One of the main differences between topics of probability and topics in statistics is that in statistics we have some task in mind. While a probability model \(P_X(X \mid \theta)\) is an object of study when discussing probability, in statistics we usually want to do something with it.

The first example that we will consider is to estimate the true, unknown value \(\theta^*\) given some dataset \(\{x_i\}_{i=1}^N\) assuming that the data were drawn from \(X_i \sim p_X(X|\theta^*)\).

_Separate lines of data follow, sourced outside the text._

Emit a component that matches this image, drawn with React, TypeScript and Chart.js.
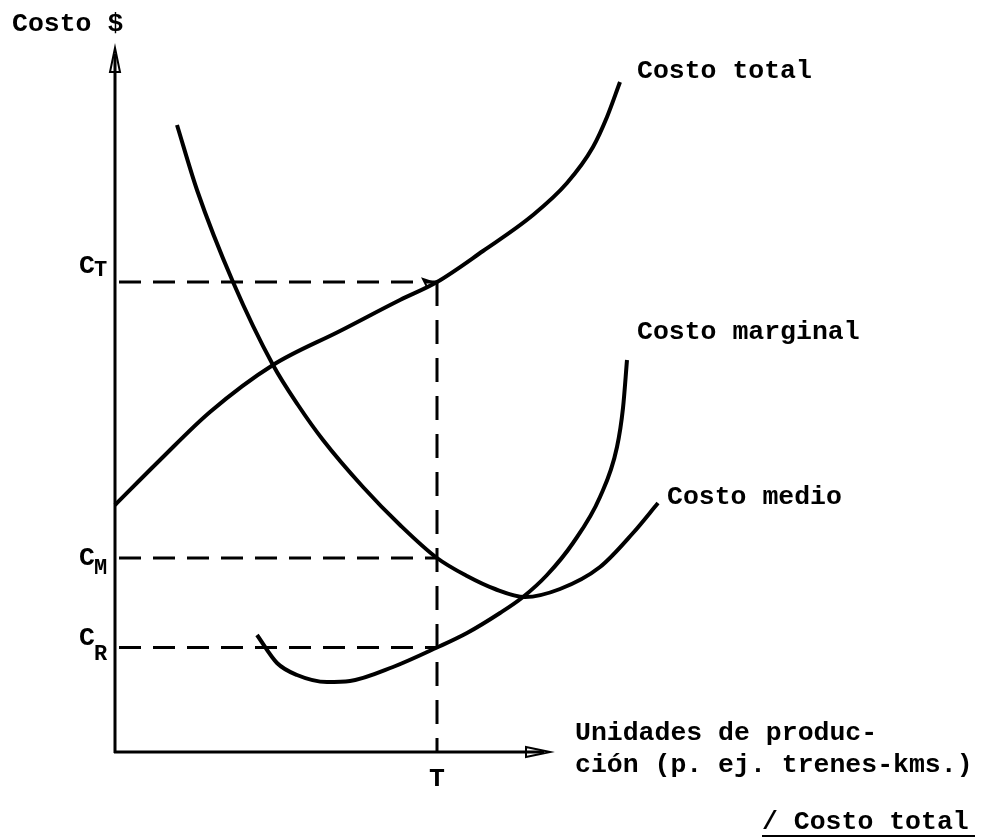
import React, { useEffect, useRef } from "react";
import { Chart, registerables } from "chart.js";

Chart.register(...registerables);

// Units: production (x) and cost (y), arbitrary units
const totalX = [0, 4.5, 9.5, 15.8, 22.5, 28.5, 32.2, 36.8, 41.8, 45.2, 47.8, 49.2, 50.5];
const totalY = [24.7, 29.2, 34.0, 38.7, 42.1, 45.2, 47.0, 50.1, 53.7, 56.9, 60.5, 63.5, 67.0];

const medioX = [6.2, 8.2, 11.8, 15.8, 18.3, 20.8, 24.8, 28.5, 32.2, 35.2, 38.0, 41.0, 44.5, 48.5, 51.8, 54.3];
const medioY = [62.7, 56.2, 47.0, 38.7, 34.7, 31.2, 26.5, 22.7, 19.4, 17.6, 16.3, 15.5, 16.3, 18.5, 21.9, 24.9];

const marginalX = [14.2, 16.2, 18.2, 21.2, 23.5, 27.8, 32.2, 35.2, 38.5, 40.8, 43.2, 45.8, 48.5, 50.2, 50.8, 51.2];
const marginalY = [11.7, 8.9, 7.7, 7.0, 7.1, 8.5, 10.45, 11.9, 13.9, 15.5, 17.7, 20.9, 25.5, 30.5, 34.4, 39.2];

const T_VALUE = 32.2;
const C_T = 47.0;
const C_M = 19.4;
const C_R = 10.45;

const X_MAX = 76;
const Y_MAX = 70.4;
const X_AXIS_END = 43.5;

const seriesNames = ["Costo total", "Costo medio", "Costo marginal"];

const FONT = '"Liberation Mono", "DejaVu Sans Mono", monospace';

const toPoints = (xs: number[], ys: number[]) => xs.map((x, i) => ({ x, y: ys[i] }));

const diagramPlugin = {
  id: "diagram",
  afterDatasetsDraw(chart: any) {
    const { ctx } = chart;
    const xs = chart.scales.x;
    const ys = chart.scales.y;
    const px = (v: number) => xs.getPixelForValue(v);
    const py = (v: number) => ys.getPixelForValue(v);
    const ox = px(0);
    const oy = py(0);

    ctx.save();
    ctx.strokeStyle = "#000";
    ctx.fillStyle = "#000";
    ctx.lineCap = "butt";

    // Axes
    ctx.lineWidth = 3;
    ctx.setLineDash([]);
    ctx.beginPath();
    ctx.moveTo(ox, oy + 1);
    ctx.lineTo(ox, py(Y_MAX) + 6);
    ctx.moveTo(ox - 1, oy);
    ctx.lineTo(px(X_AXIS_END) - 6, oy);
    ctx.stroke();

    // arrowheads (open triangles)
    ctx.lineWidth = 2;
    const ty = py(Y_MAX);
    ctx.beginPath();
    ctx.moveTo(ox, ty);
    ctx.lineTo(ox - 5, ty + 24);
    ctx.lineTo(ox + 5, ty + 24);
    ctx.closePath();
    ctx.stroke();
    const tx = px(X_AXIS_END);
    ctx.beginPath();
    ctx.moveTo(tx, oy);
    ctx.lineTo(tx - 24, oy - 5);
    ctx.lineTo(tx - 24, oy + 5);
    ctx.closePath();
    ctx.stroke();

    // Dashed guides
    ctx.lineWidth = 3;
    ctx.setLineDash([22, 12]);
    const tX = px(T_VALUE);
    [C_T, C_M, C_R].forEach((c) => {
      ctx.beginPath();
      ctx.moveTo(ox + 4, py(c));
      ctx.lineTo(tX, py(c));
      ctx.stroke();
    });
    ctx.setLineDash([24, 14]);
    ctx.beginPath();
    ctx.moveTo(tX, py(C_T));
    ctx.lineTo(tX, oy);
    ctx.stroke();
    ctx.setLineDash([]);

    // small arrowhead at C_T meeting point
    ctx.lineWidth = 2;
    ctx.beginPath();
    ctx.moveTo(tX - 2, py(C_T) + 1);
    ctx.lineTo(tX - 14, py(C_T) - 3);
    ctx.lineTo(tX - 10, py(C_T) + 5);
    ctx.closePath();
    ctx.stroke();

    // Text
    ctx.textBaseline = "middle";
    ctx.textAlign = "left";
    const big = `bold 26.5px ${FONT}`;
    const sub = `bold 22px ${FONT}`;
    const label = (t: string, x: number, y: number, f = big, align: CanvasTextAlign = "left") => {
      ctx.font = f;
      ctx.textAlign = align;
      ctx.fillText(t, x, y);
    };

    label("Costo $", 12, 24);
    label(seriesNames[0], 637, 71);
    label(seriesNames[2], 637, 332);
    label(seriesNames[1], 667, 497);

    // y tick labels with subscripts
    const cx = ox - 36;
    const cLabel = (s: string, c: number, dC: number, dS: number) => {
      label("C", cx, py(c) + dC);
      label(s, cx + 15, py(c) + dS, sub);
    };
    cLabel("T", C_T, -16, -12);
    cLabel("M", C_M, 0, 10);
    cLabel("R", C_R, -9, 7);

    // x tick label
    label("T", tX, oy + 27, big, "center");

    // x axis title
    label("Unidades de produc-", 575, oy - 19);
    label("ción (p. ej. trenes-kms.)", 575, oy + 13);

    // footer
    label("/ Costo total", 762, 822);
    ctx.lineWidth = 2;
    ctx.beginPath();
    ctx.moveTo(762, 836);
    ctx.lineTo(975, 836);
    ctx.stroke();

    ctx.restore();
  },
};

export default function App() {
  const ref = useRef<HTMLCanvasElement | null>(null);

  useEffect(() => {
    if (!ref.current) return;
    const common = {
      borderColor: "#000",
      borderWidth: 4,
      pointRadius: 0,
      fill: false,
      cubicInterpolationMode: "monotone" as const,
      clip: false as any,
    };
    const chart = new Chart(ref.current, {
      type: "line",
      data: {
        datasets: [
          { label: seriesNames[0], data: toPoints(totalX, totalY), ...common },
          { label: seriesNames[1], data: toPoints(medioX, medioY), ...common },
          { label: seriesNames[2], data: toPoints(marginalX, marginalY), ...common },
        ],
      },
      options: {
        animation: false,
        responsive: false,
        devicePixelRatio: 1,
        layout: { padding: { left: 115, right: 108, top: 48, bottom: 86 } },
        scales: {
          x: { type: "linear", display: false, min: 0, max: X_MAX },
          y: { type: "linear", display: false, min: 0, max: Y_MAX },
        },
        plugins: { legend: { display: false }, tooltip: { enabled: false } },
      },
      plugins: [diagramPlugin],
    });
    return () => chart.destroy();
  }, []);

  return (
    <div style={{ position: "absolute", left: 0, top: 0, width: 983, height: 838, background: "#fff" }}>
      <canvas ref={ref} width={983} height={838} style={{ width: 983, height: 838, display: "block" }} />
    </div>
  );
}
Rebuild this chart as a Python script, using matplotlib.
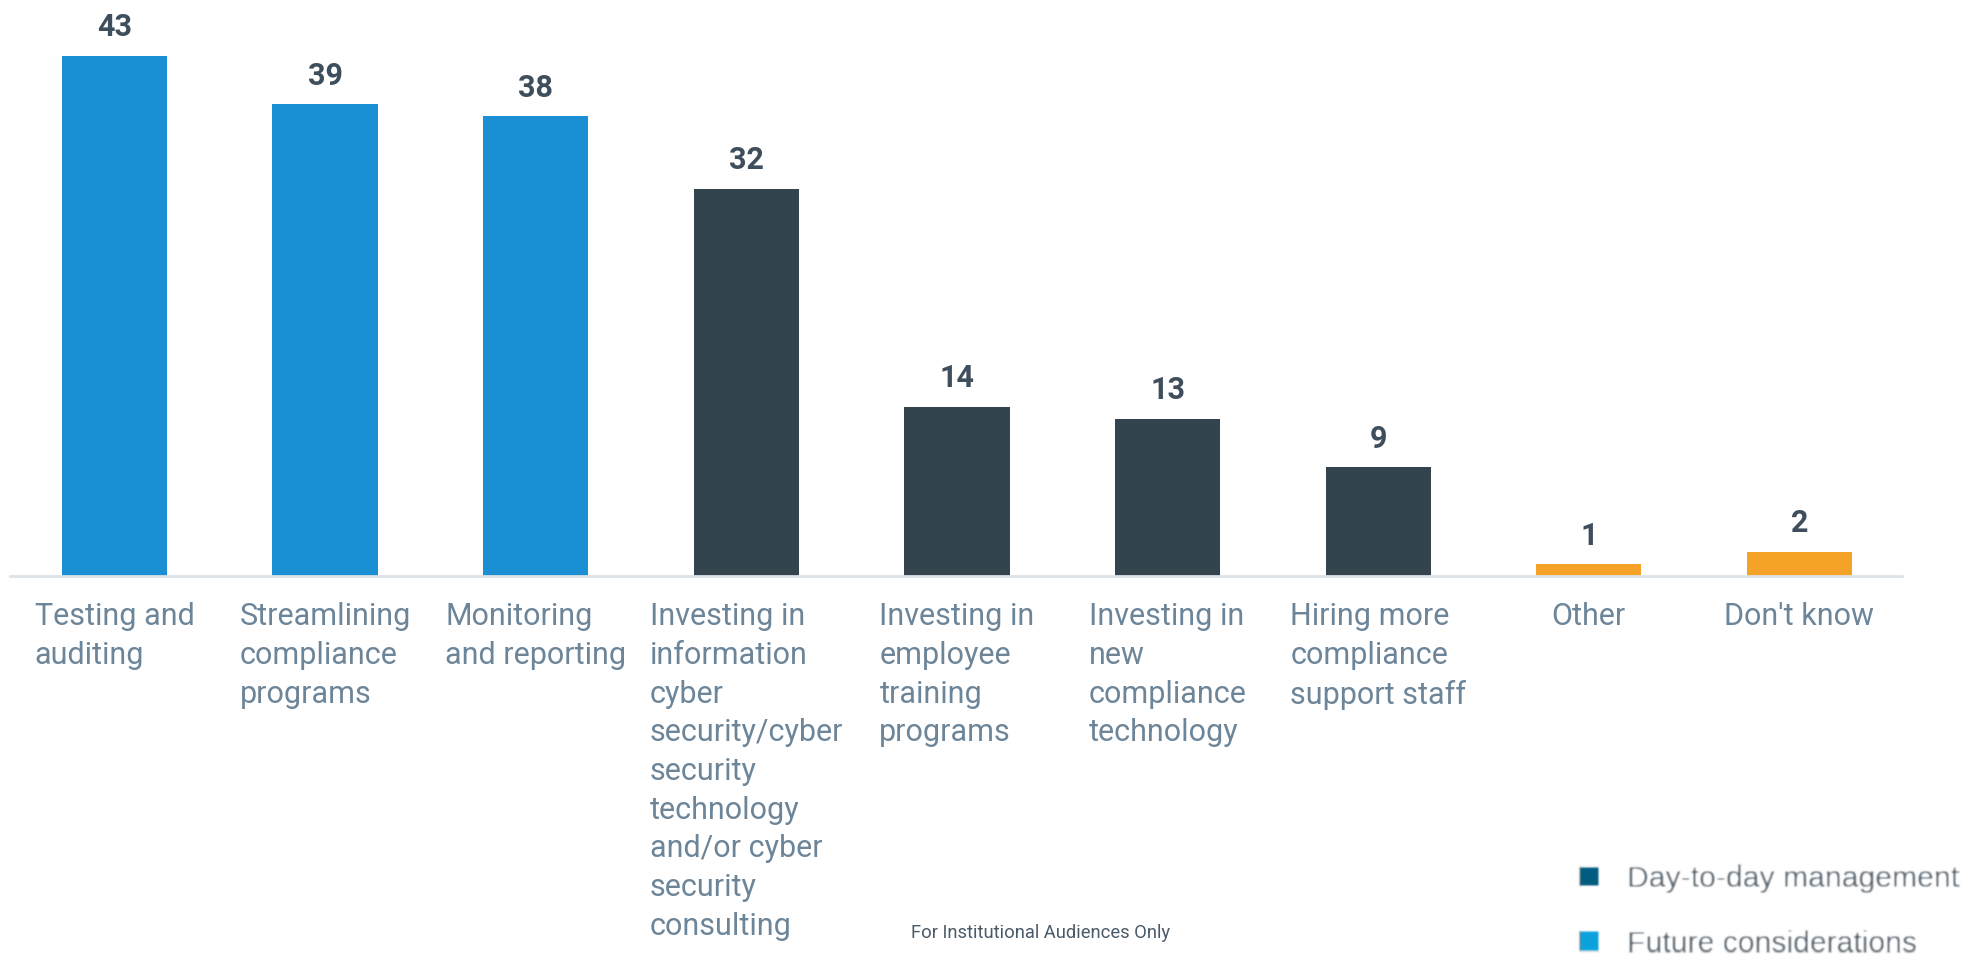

An estimator \(\hat{\theta}(x_1, \dots, x_N)\) is a function of the data (that aims to estimate the true, unknown value \(\theta^*\) assuming that the data were drawn from \(X_i \sim p_X(X|\theta^*)\).

There are several concrete estimators for different quantities, but this is an abstract definition of what is meant by an estimator. It is useful to think of the estimator as a procedure that you apply to the data, and then you can ask about the properties of a given procedure.


These closely related terms have slightly different meanings:

  • The estimand refers to the parameter \(\theta\) being estimated.

  • The estimator refers to the function or procedure \(\hat{\theta}(x_1, \dots, x_N)\)

  • The specific value that an estimator takes (returns) for specific data is known as the estimate.

We already introduced two estimators when studying Transformation properties of the likelihood and posterior:

  • The maximum likelihood estimator: \(\hat{\theta}_\textrm{MLE} := \textrm{argmax}_\theta p(X=x \mid \theta)\)

  • The maximum a posteriori estimator: \(\hat{\theta}_{MAP} := \textrm{argmax}_\theta p(\theta \mid X=x)\)

Note both of these estimators are defined by procedures that you apply once you have specific data.


The estimate \(\hat{\theta}(X_1, \dots, X_N)\) depends on the random variables \(X_i\), so it is itself a random variable (unlike the parameter \(\theta\)). Often the estimate is denoted \(\hat{\theta}\) and the dependence on the data is implicit. Subscripts are often used to indicate which estimator is being used, eg. the maximum likelihood estimator \(\hat{\theta}_\textrm{MLE}\) and the maximum a posteriori estimator \(\hat{\theta}_\textrm{MAP}\).


It is often useful to consider two straw man estimators:

  • A constant estimator: \(\hat{\theta}_\textrm{const} = \theta_0\) for \(\theta_0 \in \Theta\)

  • A random estimator: \(\hat{\theta}_\textrm{random} =\) some random value for \(\theta\) independent of the data Neither of these are useful estimators, but they can be used to help clarify your thinking due to their obvious properties.